Do the holidays create stress for you?
During this time of the year, numerous and diverse ethnic and religions communities celebrate their own special holidays. For many of these groups, the holidays are a celebration to be shared with family and friends.
Often there are special traditions that some families practice that have been handed down through several generations. Religions have particular traditions and ceremonies that are associated with their respective holidays that go back thousands of years. These gatherings can bring joy and fun as well as tension and conflict with loved ones and friends. The holiday of Thanksgiving is a celebration of gratitude and appreciation for the gifts we have received throughout the year. However, it is during this holiday and the holidays to come that resentments and fights are way to common because of unhealthy relationships and boundaries.
Some tips and techniques that may help to avoid resentments and reduce relational conflicts:
1 — Avoid Divisive Conversations
Everyone has their our own individual quirks and habits that may upset other people. There are some family members and friends that seem to always have an answer and solution to every problem and for all of the social ills of society. When these discussions about social issues inevitably arise during gatherings, this person is quick to tell everyone how to handle and fix all the problems in the world. When these discussions are occurring, this is a great opportunity to practice a healthy containment boundary. A good containment boundary is when we do not engage in these conversations and remove ourselves from such settings. There is a saying in 12 step meetings, “Live and let live,” which simply means, let the other individual live their life and you live your life and do not try to change the other person. When we live and let live, it’s much easier to avoid conflict and maintain our serenity during the holidays.
2 — Give Yourself Permission To Limit Your Availability
There are some holiday celebrations we do not want to attend, however we are obligated to be there for family or business reasons. When someone is new in sobriety or recovery, it is suggested that individuals arrive at the party or celebration late and leave early, which minimizes their exposure to drinking and helps the person with avoiding picking up the “first drink.” This technique is useful to everyone either in recovery or not. By arriving a little later at a party and leaving a little earlier, individuals can lessen their feelings of being uncomfortable with situations and individuals that we would rather avoid.

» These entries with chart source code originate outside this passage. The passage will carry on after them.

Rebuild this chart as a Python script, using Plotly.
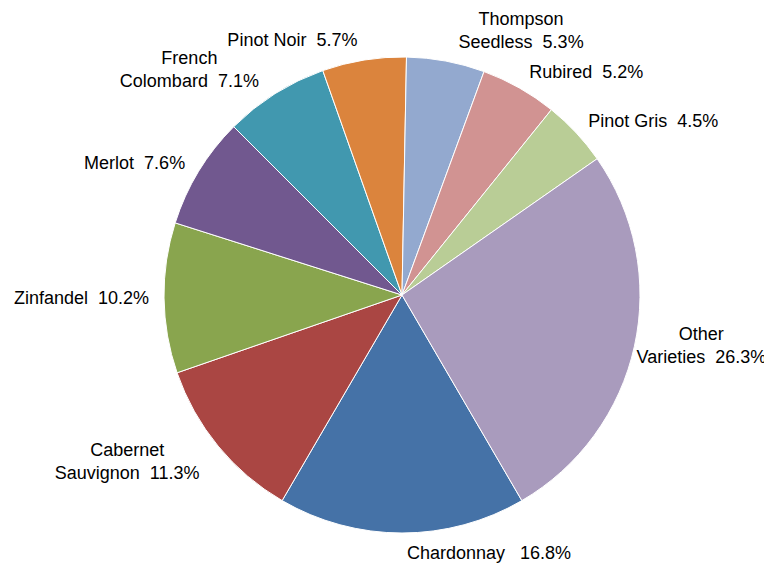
import plotly.graph_objects as go

varieties = ["Chardonnay", "Cabernet Sauvignon", "Zinfandel", "Merlot", "French Colombard",
             "Pinot Noir", "Thompson Seedless", "Rubired", "Pinot Gris", "Other Varieties"]
label_lines = ["Chardonnay\u00a0\u00a0\u00a0", "Cabernet<br>Sauvignon\u00a0\u00a0", "Zinfandel\u00a0\u00a0",
               "Merlot\u00a0\u00a0", "French<br>Colombard\u00a0\u00a0", "Pinot Noir\u00a0\u00a0",
               "Thompson<br>Seedless\u00a0\u00a0", "Rubired\u00a0\u00a0", "Pinot Gris\u00a0\u00a0",
               "Other<br>Varieties\u00a0\u00a0"]
shares = [16.8, 11.3, 10.2, 7.6, 7.1, 5.7, 5.3, 5.2, 4.5, 26.3]
colors = ["#4572A7", "#AA4643", "#89A54E", "#71588F", "#4198AF",
          "#DB843D", "#93A9CF", "#D19392", "#B9CD96", "#A99BBD"]

texts = [f"{l}{v:.1f}%" for l, v in zip(label_lines, shares)]
rotation = 180 - shares[0] / 100 * 360 / 2

W, H = 772, 571
cx, cy, R = 394, 287, 238
FONT = dict(family="Liberation Sans, Arial, sans-serif", size=18, color="#000000")


def dom(r):
    return dict(x=[(cx - r) / W, (cx + r) / W], y=[1 - (cy + r) / H, 1 - (cy - r) / H])


fig = go.Figure()
# the visible pie
fig.add_trace(go.Pie(
    labels=varieties, values=shares, textinfo="none", sort=False,
    direction="clockwise", rotation=rotation,
    marker=dict(colors=colors, line=dict(color="#FFFFFF", width=1)),
    hoverinfo="none", domain=dom(R), automargin=False,
))

# transparent label layers (same slices) so the outside labels sit at a distance like the reference
label_groups = [
    (248, [v not in ("Pinot Noir", "Other Varieties") for v in varieties]),
    (248, [v == "Pinot Noir" for v in varieties]),
    (229, [v == "Other Varieties" for v in varieties]),
]
for rl, show in label_groups:
    fig.add_trace(go.Pie(
        labels=varieties, values=shares, text=texts, textinfo="text",
        textposition=["outside" if s else "none" for s in show],
        sort=False, direction="clockwise", rotation=rotation,
        marker=dict(colors=["rgba(0,0,0,0)"] * len(shares), line=dict(width=0)),
        outsidetextfont=FONT, hoverinfo="none", domain=dom(rl), automargin=False,
    ))

fig.update_layout(
    width=W, height=H,
    margin=dict(l=0, r=0, t=0, b=0),
    showlegend=False,
    paper_bgcolor="#FFFFFF",
    plot_bgcolor="#FFFFFF",
)

fig.write_html("out.html")
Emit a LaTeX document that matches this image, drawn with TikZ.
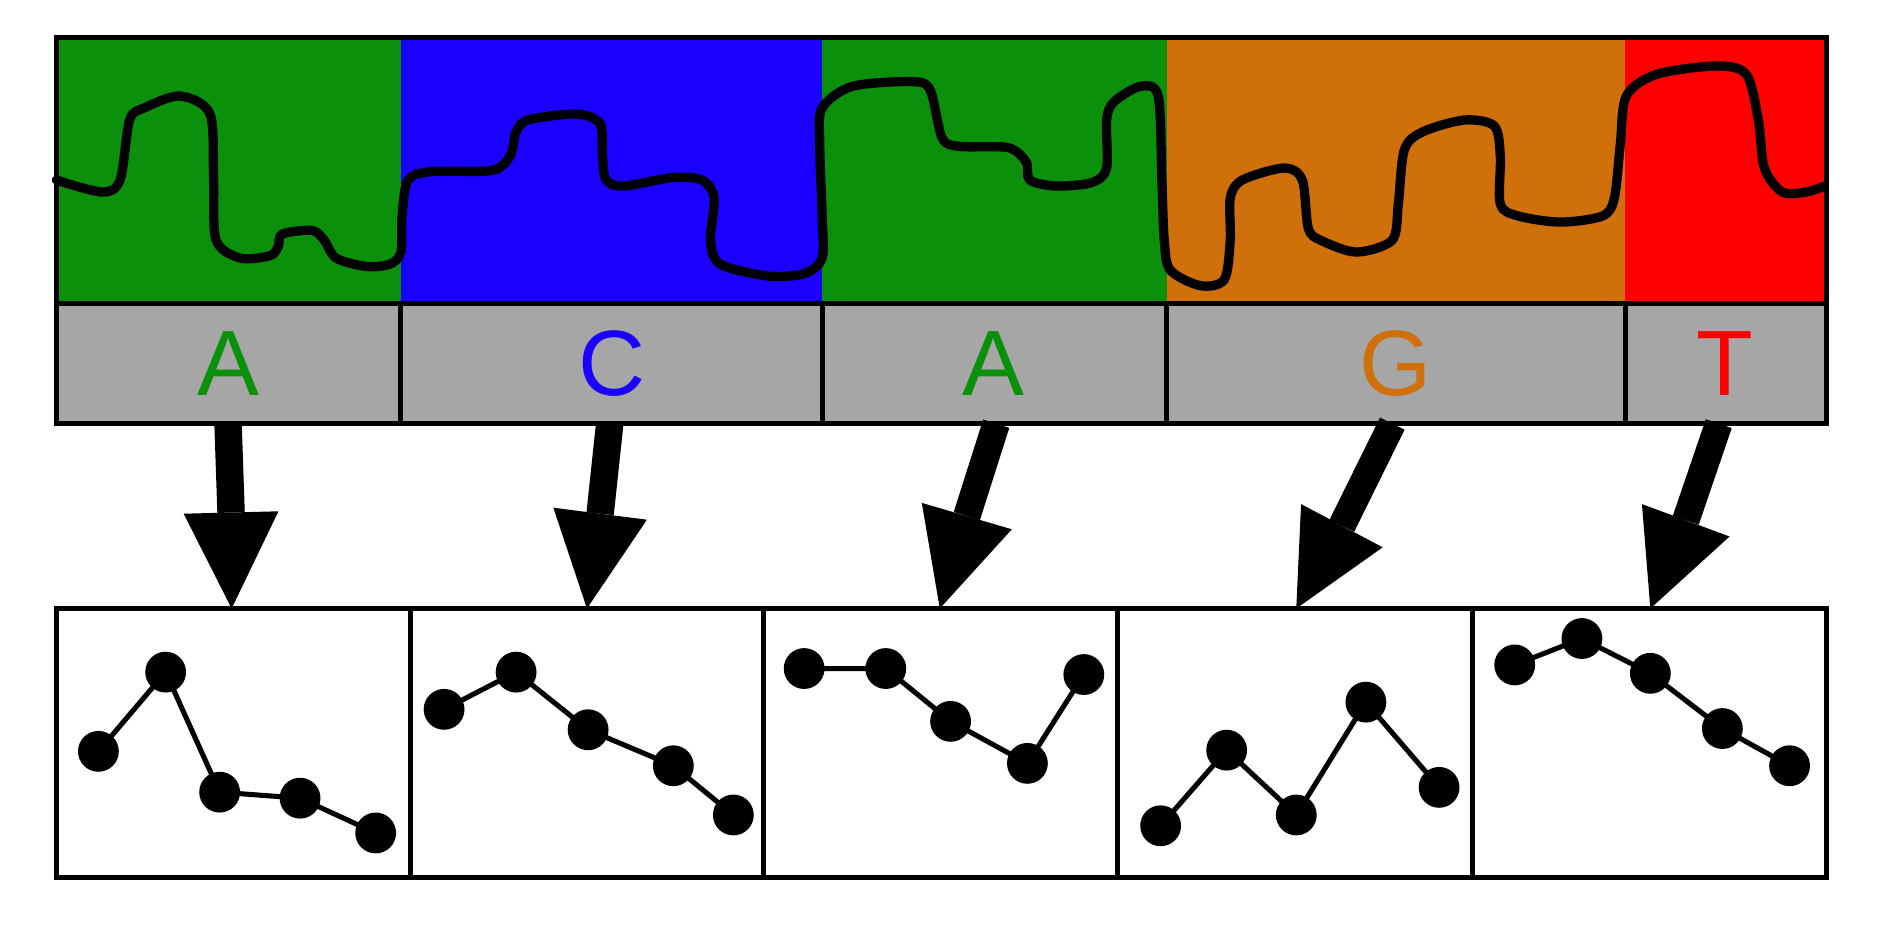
\documentclass[tikz,border=0pt]{standalone}
\usepackage{fontspec}
\setmainfont{Liberation Sans}
\usetikzlibrary{calc}
\begin{document}
\begin{tikzpicture}[x=0.01cm,y=-0.01cm,
  box/.style={draw=black,line width=1.2pt},
  lbl/.style={font=\fontsize{22}{24}\selectfont,anchor=center},
  wave/.style={line width=2.2pt,line join=round,line cap=round},
  gl/.style={line width=1.2pt},
  dot/.style={circle,fill=black,inner sep=0pt,minimum size=0.34cm},
  shaft/.style={line width=6.5pt}]
\definecolor{cg}{HTML}{0B900B}\definecolor{cb}{HTML}{1A00FF}
\definecolor{co}{HTML}{D0700A}\definecolor{cr}{HTML}{FF0000}
\definecolor{gr}{HTML}{A6A6A6}
\useasboundingbox (0,0) rectangle (1568,770);
% colour bands
\fill[cg] (47,31) rectangle (334,253);
\fill[cb] (334,31) rectangle (685,253);
\fill[cg] (685,31) rectangle (972,253);
\fill[co] (972,31) rectangle (1354,253);
\fill[cr] (1354,31) rectangle (1522,253);
\fill[gr] (47,253) rectangle (1522,353);
\draw[wave] plot[smooth,tension=0.5] coordinates{(47,150)(85,160)(100,150)(108,100)(120,90)(150,80)(175,95)(178,150)(180,200)(200,215)(225,213)(232,205)(235,195)(260,192)(270,200)(280,215)(305,222)(325,220)(334,210)
(335,180)(340,150)(360,143)(410,142)(425,130)(430,110)(440,100)(480,95)(500,103)(502,130)(505,150)(520,155)(560,148)(585,150)(595,165)(592,200)(600,220)(640,230)(670,228)(685,215)
(685,180)(683,120)(685,90)(710,72)(760,68)(775,75)(785,115)(800,122)(840,123)(855,135)(858,150)(880,155)(910,152)(922,140)(922,100)(928,85)(950,72)(965,80)(968,150)(970,200)(975,225)(1000,238)(1020,233)(1025,200)(1025,165)(1035,150)(1070,140)(1085,150)(1090,190)(1100,200)(1130,210)(1160,200)(1165,170)(1170,125)(1185,110)(1220,100)(1245,105)(1250,130)(1250,170)(1265,180)(1300,185)(1335,180)(1345,165)(1350,120)(1355,80)(1380,62)(1430,55)(1455,62)(1465,100)(1470,140)(1485,160)(1505,160)(1520,155)};
\draw[box] (47,31) rectangle (1522,353);
\draw[box] (47,253) -- (1522,253);
\foreach \x in {334,685,972,1354} \draw[box] (\x,253) -- (\x,353);
\node[lbl,text=cg] (l1) at (190,303) {A};
\node[lbl,text=cb] (l2) at (510,303) {C};
\node[lbl,text=cg] (l3) at (828,303) {A};
\node[lbl,text=co] (l4) at (1163,303) {G};
\node[lbl,text=cr] (l5) at (1437,303) {T};
% bottom boxes
\draw[box] (47,507) rectangle (1522,731);
\foreach \x in {342,636,931,1227} \draw[box] (\x,507) -- (\x,731);
% arrows
\foreach \sx/\tx/\ax/\ay/\bx/\by [count=\i] in {190/193/153/428/232/426, 508/489/461/423/539/433, 830/783/768/419/843/441, 1160/1080/1084/420/1152/456, 1432/1375/1368/420/1441/447}{
  \coordinate (s\i) at (\sx,353);
  \coordinate (t\i) at (\tx,507);
  \coordinate (a\i) at (\ax,\ay);
  \coordinate (b\i) at (\bx,\by);
  \draw[shaft] (s\i) -- ($(a\i)!0.5!(b\i)$);
  \fill (a\i) -- (t\i) -- (b\i) -- cycle;
}
% graphs
\foreach \ax/\ay/\bx/\by/\cx/\cy/\dx/\dy/\ex/\ey [count=\g] in {
 82/626/138/560/183/660/250/665/313/694,
 370/591/430/560/490/608/561/638/611/679,
 670/557/738/557/792/601/856/636/903/562,
 967/688/1022/625/1080/679/1138/585/1199/656,
 1262/554/1318/532/1375/561/1435/607/1491/638}{
  \node[dot] (p\g a) at (\ax,\ay) {};
  \node[dot] (p\g b) at (\bx,\by) {};
  \node[dot] (p\g c) at (\cx,\cy) {};
  \node[dot] (p\g d) at (\dx,\dy) {};
  \node[dot] (p\g e) at (\ex,\ey) {};
  \draw[gl] (p\g a.center) -- (p\g b.center) -- (p\g c.center) -- (p\g d.center) -- (p\g e.center);
}
\end{tikzpicture}
\end{document}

3 — Respect Your Personal Boundary
It is not necessary to attend every gathering and party. When we try to make every event or gathering, we can easily become overwhelmed and stressed which may lead to irritation and conflict. It is ok, to say no. I call this a good protective boundary. “No” is an answer that allows us to establish a healthy and protective boundary as well as maintain good self care.
4 — Avoid Drinking In Excess
During this time of holiday celebrations, alcohol is common and can be an enjoyable part of the celebration. When people drink to excess their inhibitions are lowered and this is when inappropriate comments or behaviors occur and impact relationships and the celebration atmosphere. Less is always better when drinking alcohol and this helps to reduce the risk that we may harm relationships or cause even more harm to ourselves physically and emotionally.
As the holiday season continues, I will write about good self care and nurturing our relationships. I will also write a blog on this time of the year is not always a time of celebration and joy for everyone. Many individuals are alone and burdened with problems that prevent them from celebrating and enjoying the season. I will provide some suggestions and ideas that may help to lessen the pain for these individuals.